GIVEN TASK
Make an exact copy of all the material below, apart from the pictures.
══════
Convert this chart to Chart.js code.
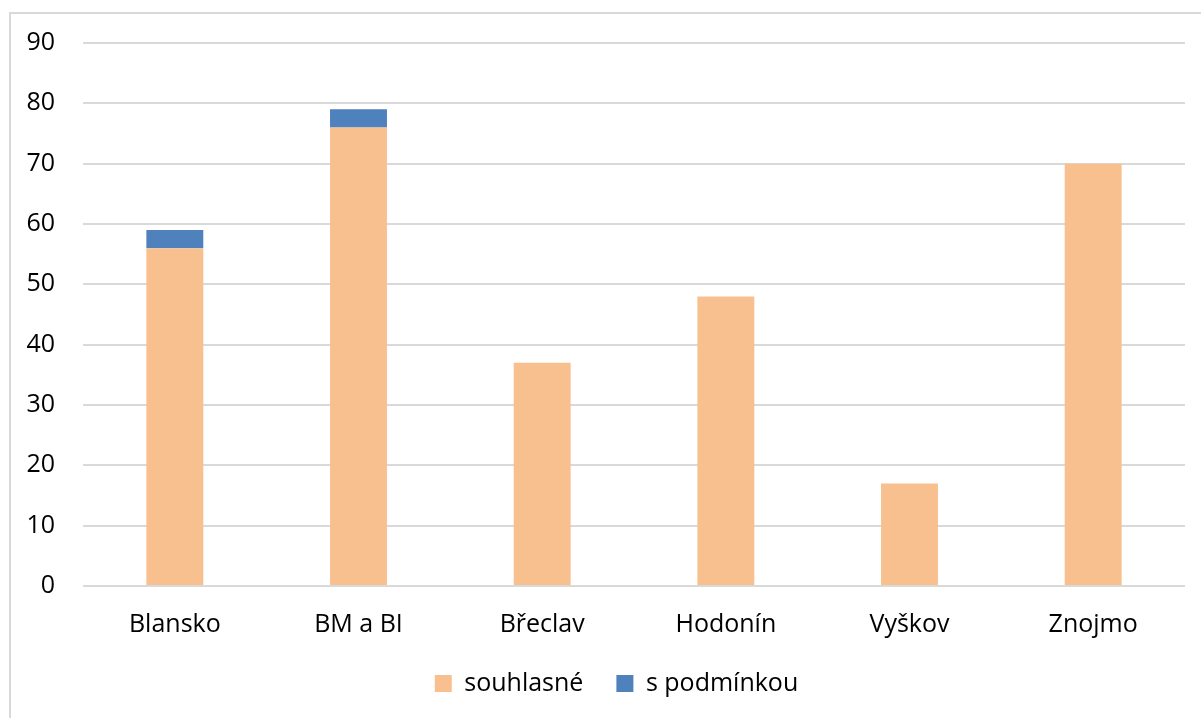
<!DOCTYPE html>
<html>
<head>
<meta charset="utf-8">
<script src="https://cdn.jsdelivr.net/npm/chart.js@4.4.0/dist/chart.umd.min.js"></script>
<style>
  html, body { margin: 0; padding: 0; background: #fff; overflow: hidden; }
  #frame { position: absolute; left: 9px; top: 12px; width: 1300px; height: 800px; border-left: 2px solid #d9d9d9; border-top: 2px solid #d9d9d9; }
  #chart { position: absolute; left: 0; top: 0; }
</style>
</head>
<body>
<div id="frame"></div>
<canvas id="chart" width="1201" height="718"></canvas>
<script>
const districts = ['Blansko', 'BM a BI', 'Břeclav', 'Hodonín', 'Vyškov', 'Znojmo'];
const souhlasne = [56, 76, 37, 48, 17, 70];
const sPodminkou = [3, 3, 0, 0, 0, 0];
const yTicks = [0, 10, 20, 30, 40, 50, 60, 70, 80, 90];

const font = { family: '"Open Sans", sans-serif', size: 25 };

// legend: fixed height and a small shift to the right, like the original
const legendTweak = {
  id: 'legendTweak',
  beforeInit(chart) {
    const legend = chart.legend;
    const origFit = legend.fit;
    legend.fit = function () {
      origFit.call(this);
      this.height = 80;
    };
  },
  afterLayout(chart) {
    chart.legend.left += 24;
    chart.legend.right += 24;
  }
};

const ctx = document.getElementById('chart').getContext('2d');
const chart = new Chart(ctx, {
  type: 'bar',
  data: {
    labels: districts,
    datasets: [{
      label: 'souhlasné',
      data: souhlasne,
      backgroundColor: '#f9c08f',
      categoryPercentage: 1,
      barPercentage: 0.31
    }, {
      label: 's podmínkou',
      data: sPodminkou,
      backgroundColor: '#4f81bd',
      categoryPercentage: 1,
      barPercentage: 0.31
    }]
  },
  options: {
    responsive: false,
    animation: false,
    layout: { padding: { left: 0, right: 16, top: 43, bottom: 0 } },
    plugins: {
      tooltip: { enabled: false },
      legend: {
        position: 'bottom',
        labels: {
          color: '#000',
          font: font,
          boxWidth: 17,
          boxHeight: 17,
          padding: 33
        }
      }
    },
    scales: {
      x: {
        stacked: true,
        afterFit: (scale) => { scale.height = 52; },
        grid: { display: false },
        border: { display: false },
        ticks: { color: '#000', font: font, padding: 16 }
      },
      y: {
        stacked: true,
        min: 0,
        max: 90,
        afterBuildTicks: (scale) => { scale.ticks = yTicks.map(v => ({ value: v })); },
        afterFit: (scale) => { scale.width = 83; },
        grid: { color: '#d9d9d9', lineWidth: 2, drawTicks: false },
        border: { display: false },
        ticks: { color: '#000', font: font, padding: 28 }
      }
    }
  },
  plugins: [legendTweak]
});
</script>
</body>
</html>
══════
WRITTEN RESPONSE
Convert this chart to Chart.js code.
<!DOCTYPE html>
<html>
<head>
<meta charset="utf-8">
<script src="https://cdn.jsdelivr.net/npm/chart.js@4.4.0/dist/chart.umd.min.js"></script>
<style>
  html, body { margin: 0; padding: 0; background: #fff; overflow: hidden; }
  #frame { position: absolute; left: 9px; top: 12px; width: 1300px; height: 800px; border-left: 2px solid #d9d9d9; border-top: 2px solid #d9d9d9; }
  #chart { position: absolute; left: 0; top: 0; }
</style>
</head>
<body>
<div id="frame"></div>
<canvas id="chart" width="1201" height="718"></canvas>
<script>
const districts = ['Blansko', 'BM a BI', 'Břeclav', 'Hodonín', 'Vyškov', 'Znojmo'];
const souhlasne = [56, 76, 37, 48, 17, 70];
const sPodminkou = [3, 3, 0, 0, 0, 0];
const yTicks = [0, 10, 20, 30, 40, 50, 60, 70, 80, 90];

const font = { family: '"Open Sans", sans-serif', size: 25 };

// legend: fixed height and a small shift to the right, like the original
const legendTweak = {
  id: 'legendTweak',
  beforeInit(chart) {
    const legend = chart.legend;
    const origFit = legend.fit;
    legend.fit = function () {
      origFit.call(this);
      this.height = 80;
    };
  },
  afterLayout(chart) {
    chart.legend.left += 24;
    chart.legend.right += 24;
  }
};

const ctx = document.getElementById('chart').getContext('2d');
const chart = new Chart(ctx, {
  type: 'bar',
  data: {
    labels: districts,
    datasets: [{
      label: 'souhlasné',
      data: souhlasne,
      backgroundColor: '#f9c08f',
      categoryPercentage: 1,
      barPercentage: 0.31
    }, {
      label: 's podmínkou',
      data: sPodminkou,
      backgroundColor: '#4f81bd',
      categoryPercentage: 1,
      barPercentage: 0.31
    }]
  },
  options: {
    responsive: false,
    animation: false,
    layout: { padding: { left: 0, right: 16, top: 43, bottom: 0 } },
    plugins: {
      tooltip: { enabled: false },
      legend: {
        position: 'bottom',
        labels: {
          color: '#000',
          font: font,
          boxWidth: 17,
          boxHeight: 17,
          padding: 33
        }
      }
    },
    scales: {
      x: {
        stacked: true,
        afterFit: (scale) => { scale.height = 52; },
        grid: { display: false },
        border: { display: false },
        ticks: { color: '#000', font: font, padding: 16 }
      },
      y: {
        stacked: true,
        min: 0,
        max: 90,
        afterBuildTicks: (scale) => { scale.ticks = yTicks.map(v => ({ value: v })); },
        afterFit: (scale) => { scale.width = 83; },
        grid: { color: '#d9d9d9', lineWidth: 2, drawTicks: false },
        border: { display: false },
        ticks: { color: '#000', font: font, padding: 28 }
      }
    }
  },
  plugins: [legendTweak]
});
</script>
</body>
</html>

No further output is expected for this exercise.